Like many of the conversation poems, Frost at Midnight touches on Coleridge's idea of "One Life", which connects mankind to nature and to God. Touching on themes that come up in The Eolian Harp, Religious Musings, and other poems, the poem produces the image of a life that the narrator's child will experience in the countryside. The boy would become a "child of nature" and raised free of the constraints found in philosophical systems produced by those like William Godwin.

Another key theme within Frost at Midnight that is important to note is that of the flickering film of ash. The flicker of ash reminds the reader, or Coleridge to be more specific, of a time long since past. The flicker of the ash film reminds the reader of the delicate nature of memory and how the past is like a shadow only barely hanging on. This film of ash adds a supernatural tone to the piece, it is similar to the major thematic trends of Gothic fiction in which the supernatural and the unknown are the focus. The flickering ash also hints at the language of wartime and anxiety. The first and last stanzas of Frost at Midnight evokes the language of anxiety. The first stanza points to the fact of the unknown ministry of frost found in line 1 of the poem. This unknown ministry of frost "disturbs and vexes meditation with its strange and extreme silentness." The language of anxiety is prevalent in the first stanza which brings in the final stanza as a point of contrast. The last stanza evokes the language of ease and acceptance. Coleridge, seemingly writing to his young son, is writing about how nature will teach all that we need to know. Contrasting with the anxious tone of the first stanza, the last stanza in Frost at Midnight helps to wrap up the anxious tone of the poem and bring it back to the comfortable tone of calmness. We again see the line "secret ministry of frost" in the third last line of the last stanza. In the first stanza, the "secret ministry of frost" was used as a point of anxiety and tension. This line was used as a point of contention and made the reader feel as if this was something to fear. In the last stanza, this repetition serves to illustrate the truly unknown powers of nature and how we should seek comfort in letting nature teach us all that we need to know.

==Sources==
Coleridge draws upon many poems, including ideas from William Cowper's Task. There is also a possible connection to John Thelwall's poem To the Infant Hampden.—Written during a Sleepless Night. Derby. Oct. 1797 along with his other poems On Leaving the Bottoms of Glocestershire and Maria: A Fragment. Other sources are William Collins Ode on the Popular Superstitions of the Highlands of Scotland. In terms of philosophy, Coleridge brings together ideas in George Berkeley's An Essay Towards a New Theory of Vision and David Hartley's Observations on Man.

==Critical response==
Christopher Moody, in the Monthly Review of May 1799, declared that the original six lines of the ending were "flat", a view that Coleridge probably agreed with.
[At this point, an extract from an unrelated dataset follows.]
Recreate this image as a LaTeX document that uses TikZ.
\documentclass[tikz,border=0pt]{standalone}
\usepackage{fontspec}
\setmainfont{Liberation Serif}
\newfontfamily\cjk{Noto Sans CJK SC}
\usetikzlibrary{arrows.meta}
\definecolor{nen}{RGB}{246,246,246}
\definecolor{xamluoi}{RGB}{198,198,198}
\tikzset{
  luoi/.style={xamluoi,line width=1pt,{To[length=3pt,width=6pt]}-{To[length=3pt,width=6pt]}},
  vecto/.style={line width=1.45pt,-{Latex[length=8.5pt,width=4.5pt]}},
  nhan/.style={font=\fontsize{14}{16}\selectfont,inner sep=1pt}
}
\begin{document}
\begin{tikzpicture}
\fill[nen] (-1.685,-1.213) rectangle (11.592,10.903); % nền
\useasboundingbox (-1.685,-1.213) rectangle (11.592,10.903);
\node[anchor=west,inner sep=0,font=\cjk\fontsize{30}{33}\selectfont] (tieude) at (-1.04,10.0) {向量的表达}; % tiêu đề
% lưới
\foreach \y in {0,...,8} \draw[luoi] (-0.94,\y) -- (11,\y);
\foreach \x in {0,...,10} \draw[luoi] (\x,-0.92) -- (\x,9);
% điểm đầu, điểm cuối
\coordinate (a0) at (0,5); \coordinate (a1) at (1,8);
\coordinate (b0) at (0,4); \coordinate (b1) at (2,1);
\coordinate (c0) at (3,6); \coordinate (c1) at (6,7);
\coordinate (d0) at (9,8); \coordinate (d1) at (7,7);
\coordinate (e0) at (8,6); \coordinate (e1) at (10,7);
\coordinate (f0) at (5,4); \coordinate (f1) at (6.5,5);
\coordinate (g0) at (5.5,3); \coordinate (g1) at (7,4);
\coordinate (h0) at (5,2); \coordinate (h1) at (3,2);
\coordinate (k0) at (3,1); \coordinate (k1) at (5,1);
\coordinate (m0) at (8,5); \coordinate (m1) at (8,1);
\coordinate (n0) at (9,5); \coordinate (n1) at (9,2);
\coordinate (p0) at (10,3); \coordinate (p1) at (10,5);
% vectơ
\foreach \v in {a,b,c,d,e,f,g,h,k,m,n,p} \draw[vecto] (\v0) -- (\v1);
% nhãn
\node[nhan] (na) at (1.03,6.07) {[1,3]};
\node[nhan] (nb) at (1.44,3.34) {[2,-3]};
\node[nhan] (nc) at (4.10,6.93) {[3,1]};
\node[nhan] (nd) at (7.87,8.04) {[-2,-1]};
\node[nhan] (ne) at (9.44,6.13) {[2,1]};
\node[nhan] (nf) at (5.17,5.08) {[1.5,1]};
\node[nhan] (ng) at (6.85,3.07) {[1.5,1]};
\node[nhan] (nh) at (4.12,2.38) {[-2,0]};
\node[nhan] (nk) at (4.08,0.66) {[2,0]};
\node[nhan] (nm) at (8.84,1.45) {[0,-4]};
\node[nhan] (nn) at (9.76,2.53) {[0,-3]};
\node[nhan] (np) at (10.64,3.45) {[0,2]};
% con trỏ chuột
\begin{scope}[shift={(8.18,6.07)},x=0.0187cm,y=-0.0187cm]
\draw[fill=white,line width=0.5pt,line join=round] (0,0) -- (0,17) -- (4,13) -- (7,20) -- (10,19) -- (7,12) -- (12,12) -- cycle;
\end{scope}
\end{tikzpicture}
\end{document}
During the 20th century, Virginia Radley argues, "Although no conversation poem can rightly be said to stand equally with the poems of high imagination ... certainly "Frost at Midnight" and "This Lime-tree Bower ..." both have within them that quality of heart so essential to these latter poems. Because of this quality, and because of the striking effectiveness of their imagery, these poems can be said to be the true harbingers of Coleridge's greatest poems".
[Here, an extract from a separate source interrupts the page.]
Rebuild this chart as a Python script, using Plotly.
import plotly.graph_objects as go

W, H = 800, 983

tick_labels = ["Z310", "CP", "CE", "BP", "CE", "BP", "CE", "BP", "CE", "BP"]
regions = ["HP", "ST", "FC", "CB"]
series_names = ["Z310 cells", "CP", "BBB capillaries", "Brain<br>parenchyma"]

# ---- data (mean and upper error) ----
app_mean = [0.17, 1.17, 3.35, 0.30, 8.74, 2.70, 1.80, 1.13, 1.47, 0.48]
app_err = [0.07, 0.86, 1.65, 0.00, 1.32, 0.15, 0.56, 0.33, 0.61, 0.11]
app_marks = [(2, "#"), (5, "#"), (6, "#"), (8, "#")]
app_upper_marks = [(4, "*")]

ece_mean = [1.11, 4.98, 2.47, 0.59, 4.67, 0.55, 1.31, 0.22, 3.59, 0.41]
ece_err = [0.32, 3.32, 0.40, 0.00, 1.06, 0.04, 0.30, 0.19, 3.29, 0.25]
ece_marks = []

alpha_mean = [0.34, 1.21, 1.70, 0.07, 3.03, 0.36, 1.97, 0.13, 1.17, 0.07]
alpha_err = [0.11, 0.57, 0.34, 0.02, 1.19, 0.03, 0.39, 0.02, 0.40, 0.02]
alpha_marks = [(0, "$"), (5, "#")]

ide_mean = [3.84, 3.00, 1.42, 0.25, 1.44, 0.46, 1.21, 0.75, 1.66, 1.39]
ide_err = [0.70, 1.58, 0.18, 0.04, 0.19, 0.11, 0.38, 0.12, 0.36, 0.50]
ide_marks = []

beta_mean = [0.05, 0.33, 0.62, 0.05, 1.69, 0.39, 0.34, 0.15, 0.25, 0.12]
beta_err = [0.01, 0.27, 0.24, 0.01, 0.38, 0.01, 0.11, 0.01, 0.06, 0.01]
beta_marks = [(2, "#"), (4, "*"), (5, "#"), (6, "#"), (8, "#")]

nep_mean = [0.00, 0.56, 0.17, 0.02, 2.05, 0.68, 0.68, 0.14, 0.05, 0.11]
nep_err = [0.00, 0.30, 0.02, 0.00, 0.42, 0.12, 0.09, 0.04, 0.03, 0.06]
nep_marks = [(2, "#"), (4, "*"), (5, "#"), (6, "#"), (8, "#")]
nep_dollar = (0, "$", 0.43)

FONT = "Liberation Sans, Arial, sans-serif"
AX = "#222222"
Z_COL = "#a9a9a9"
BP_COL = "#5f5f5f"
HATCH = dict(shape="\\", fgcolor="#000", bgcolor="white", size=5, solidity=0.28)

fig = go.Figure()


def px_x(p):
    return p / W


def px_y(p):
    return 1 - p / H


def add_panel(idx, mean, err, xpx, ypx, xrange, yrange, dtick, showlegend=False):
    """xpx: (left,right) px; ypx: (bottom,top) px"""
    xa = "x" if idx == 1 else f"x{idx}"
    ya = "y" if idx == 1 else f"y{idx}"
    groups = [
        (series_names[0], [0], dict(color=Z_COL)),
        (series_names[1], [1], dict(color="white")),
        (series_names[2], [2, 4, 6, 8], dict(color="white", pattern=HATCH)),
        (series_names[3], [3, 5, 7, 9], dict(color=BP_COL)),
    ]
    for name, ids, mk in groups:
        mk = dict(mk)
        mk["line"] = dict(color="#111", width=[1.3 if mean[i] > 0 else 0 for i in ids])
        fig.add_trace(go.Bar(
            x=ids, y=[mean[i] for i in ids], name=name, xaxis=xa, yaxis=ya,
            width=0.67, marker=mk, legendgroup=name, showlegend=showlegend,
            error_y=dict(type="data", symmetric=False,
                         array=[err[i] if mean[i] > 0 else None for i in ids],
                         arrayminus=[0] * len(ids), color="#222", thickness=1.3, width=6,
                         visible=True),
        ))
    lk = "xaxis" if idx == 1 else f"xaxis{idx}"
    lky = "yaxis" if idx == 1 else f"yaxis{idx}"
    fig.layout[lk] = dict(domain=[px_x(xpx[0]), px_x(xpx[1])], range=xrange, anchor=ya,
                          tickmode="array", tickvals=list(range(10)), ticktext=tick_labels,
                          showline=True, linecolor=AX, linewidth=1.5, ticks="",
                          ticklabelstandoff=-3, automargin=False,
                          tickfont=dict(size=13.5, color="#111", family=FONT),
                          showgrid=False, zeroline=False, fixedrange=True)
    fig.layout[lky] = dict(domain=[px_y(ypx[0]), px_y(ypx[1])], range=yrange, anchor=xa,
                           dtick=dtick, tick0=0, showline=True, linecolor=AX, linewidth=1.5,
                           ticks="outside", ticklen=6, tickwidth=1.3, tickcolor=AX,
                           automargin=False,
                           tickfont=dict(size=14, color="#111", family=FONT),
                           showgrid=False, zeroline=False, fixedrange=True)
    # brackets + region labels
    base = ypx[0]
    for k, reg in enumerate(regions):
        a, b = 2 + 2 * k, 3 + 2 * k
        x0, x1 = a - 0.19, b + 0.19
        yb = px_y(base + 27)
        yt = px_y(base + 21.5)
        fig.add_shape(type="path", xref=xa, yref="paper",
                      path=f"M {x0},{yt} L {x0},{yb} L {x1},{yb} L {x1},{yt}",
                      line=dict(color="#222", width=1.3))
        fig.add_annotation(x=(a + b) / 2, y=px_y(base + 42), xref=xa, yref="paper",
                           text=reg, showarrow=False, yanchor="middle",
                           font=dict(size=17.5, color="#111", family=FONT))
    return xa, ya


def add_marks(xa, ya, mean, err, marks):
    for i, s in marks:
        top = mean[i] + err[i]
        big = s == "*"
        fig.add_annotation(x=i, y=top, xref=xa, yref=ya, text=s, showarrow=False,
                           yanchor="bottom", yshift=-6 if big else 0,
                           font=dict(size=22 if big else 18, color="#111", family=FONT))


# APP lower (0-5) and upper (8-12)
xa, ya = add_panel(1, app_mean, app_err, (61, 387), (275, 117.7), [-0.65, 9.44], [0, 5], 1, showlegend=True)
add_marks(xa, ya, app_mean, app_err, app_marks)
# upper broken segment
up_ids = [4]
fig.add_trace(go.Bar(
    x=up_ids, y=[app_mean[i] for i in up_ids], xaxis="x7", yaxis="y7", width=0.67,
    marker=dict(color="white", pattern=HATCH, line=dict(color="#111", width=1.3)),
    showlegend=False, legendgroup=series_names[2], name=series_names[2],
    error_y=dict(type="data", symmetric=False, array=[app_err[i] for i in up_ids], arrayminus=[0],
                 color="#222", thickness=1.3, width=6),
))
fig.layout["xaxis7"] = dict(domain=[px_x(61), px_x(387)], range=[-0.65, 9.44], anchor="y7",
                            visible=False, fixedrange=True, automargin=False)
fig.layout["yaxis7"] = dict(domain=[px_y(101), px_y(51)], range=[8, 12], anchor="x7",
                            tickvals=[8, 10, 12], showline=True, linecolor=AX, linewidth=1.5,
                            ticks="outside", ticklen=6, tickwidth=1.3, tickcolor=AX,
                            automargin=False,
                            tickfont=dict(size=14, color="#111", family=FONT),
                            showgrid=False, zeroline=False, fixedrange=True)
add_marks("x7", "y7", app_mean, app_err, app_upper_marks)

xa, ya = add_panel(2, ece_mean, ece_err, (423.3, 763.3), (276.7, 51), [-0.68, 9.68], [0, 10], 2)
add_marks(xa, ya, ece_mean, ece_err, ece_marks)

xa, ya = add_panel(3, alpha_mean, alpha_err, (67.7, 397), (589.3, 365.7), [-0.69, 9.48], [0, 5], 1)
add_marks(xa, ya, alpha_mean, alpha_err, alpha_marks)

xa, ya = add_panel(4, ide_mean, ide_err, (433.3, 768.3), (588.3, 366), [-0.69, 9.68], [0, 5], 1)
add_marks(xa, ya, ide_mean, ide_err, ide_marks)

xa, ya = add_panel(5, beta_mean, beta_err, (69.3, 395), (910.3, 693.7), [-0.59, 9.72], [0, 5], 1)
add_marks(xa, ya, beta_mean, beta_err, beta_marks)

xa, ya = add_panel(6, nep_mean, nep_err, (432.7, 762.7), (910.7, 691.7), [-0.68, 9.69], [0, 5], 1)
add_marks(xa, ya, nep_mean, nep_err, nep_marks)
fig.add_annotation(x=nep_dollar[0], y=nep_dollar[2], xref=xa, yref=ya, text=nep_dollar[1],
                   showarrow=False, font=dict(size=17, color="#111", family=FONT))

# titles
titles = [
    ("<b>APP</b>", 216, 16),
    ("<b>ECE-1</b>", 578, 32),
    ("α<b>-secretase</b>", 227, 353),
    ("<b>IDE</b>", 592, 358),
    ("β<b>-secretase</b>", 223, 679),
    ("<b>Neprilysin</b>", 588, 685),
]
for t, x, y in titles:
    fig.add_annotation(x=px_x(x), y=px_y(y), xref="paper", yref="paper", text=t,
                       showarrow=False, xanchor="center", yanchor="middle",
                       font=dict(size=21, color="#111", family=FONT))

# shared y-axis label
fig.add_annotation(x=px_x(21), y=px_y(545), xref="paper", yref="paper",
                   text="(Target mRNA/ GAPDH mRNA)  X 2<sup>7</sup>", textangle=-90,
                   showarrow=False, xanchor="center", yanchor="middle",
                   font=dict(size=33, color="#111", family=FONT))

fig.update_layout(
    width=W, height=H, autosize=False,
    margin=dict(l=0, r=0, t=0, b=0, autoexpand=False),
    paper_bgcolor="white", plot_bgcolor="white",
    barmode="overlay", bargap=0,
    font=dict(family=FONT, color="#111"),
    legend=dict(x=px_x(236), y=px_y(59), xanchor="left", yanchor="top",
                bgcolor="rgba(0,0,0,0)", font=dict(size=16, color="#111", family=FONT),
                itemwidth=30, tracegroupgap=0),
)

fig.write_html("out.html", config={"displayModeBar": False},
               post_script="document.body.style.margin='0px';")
Richard Holmes declares that the poem "is one of the most intricately structured of all the Conversation Poems, performing a characteristic 'outward and return' movement through time and space ... This curve of memory and prophesy gives the poem a rich emotional resonance – sadness, poignancy, hope, joy – held in exquisite tension". Rosemary Ashton believes that the poem is "one of [Coleridge's] most delightful conversation poems". Adam Sisman believes that Frost at Midnight is "perhaps the most beautiful of Coleridge's 'conversation poems'".